If there is one lesson to be learned, it is that it is time for Washington and Kabul drop their illusions that unconditional appeasement of Taliban demands is the answer to Afghanistan’s problems. At the very least, the events of the last few months should put all concerned on notice: it’s time to rethink reconciliation and reintegration in Afghanistan. Until the Pakistani military withdraws its support for the Taliban and Haqqani network’s safe havens across the border, and until Karzai reconciles himself to putting his government back in order, political settlement will remain out of reach.
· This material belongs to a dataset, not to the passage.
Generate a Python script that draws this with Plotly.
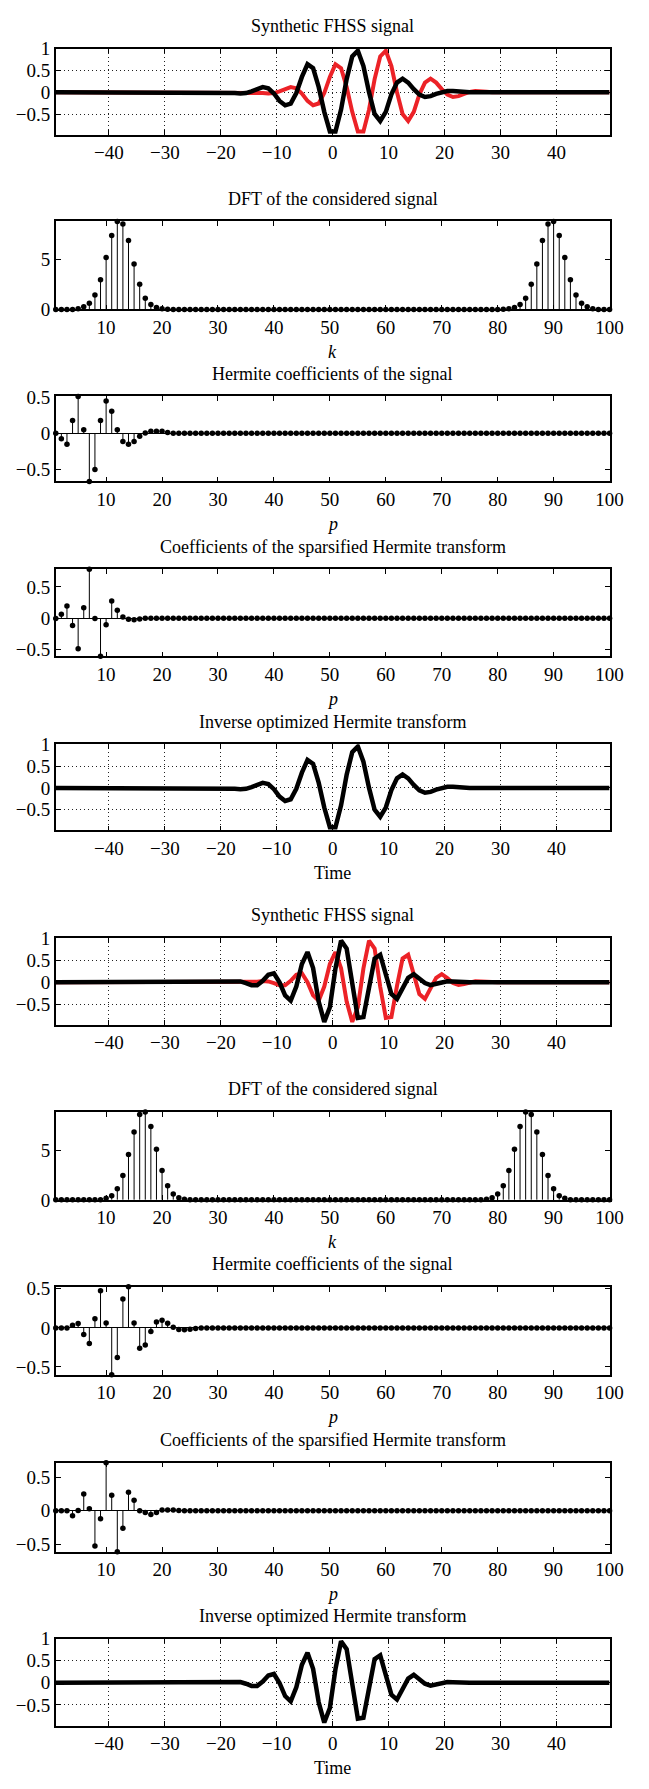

If the U.S. and NATO want to ensure the stability of the Afghan republic, more must be done to guard against the return of the Islamic emirate. A switch in orientation will necessitate considerably more high-profile Afghan and international investment in unsexy things like electoral and constitutional reform. Instead of spinning its wheels on cutting deals, the U.S. and its allies need to throw their backs into a whole of government approach that engages Afghans on all levels — not just a handful of powerful men. No amount of dealmaking will erase 30 years of entrenched conflict. Ensuring that the Afghan public is fully engaged in the peace process from start to finish is the only thing that will prevent the next civil war.
Candace Rondeaux is based in Kabul and is the senior analyst in Afghanistan for the International Crisis Group.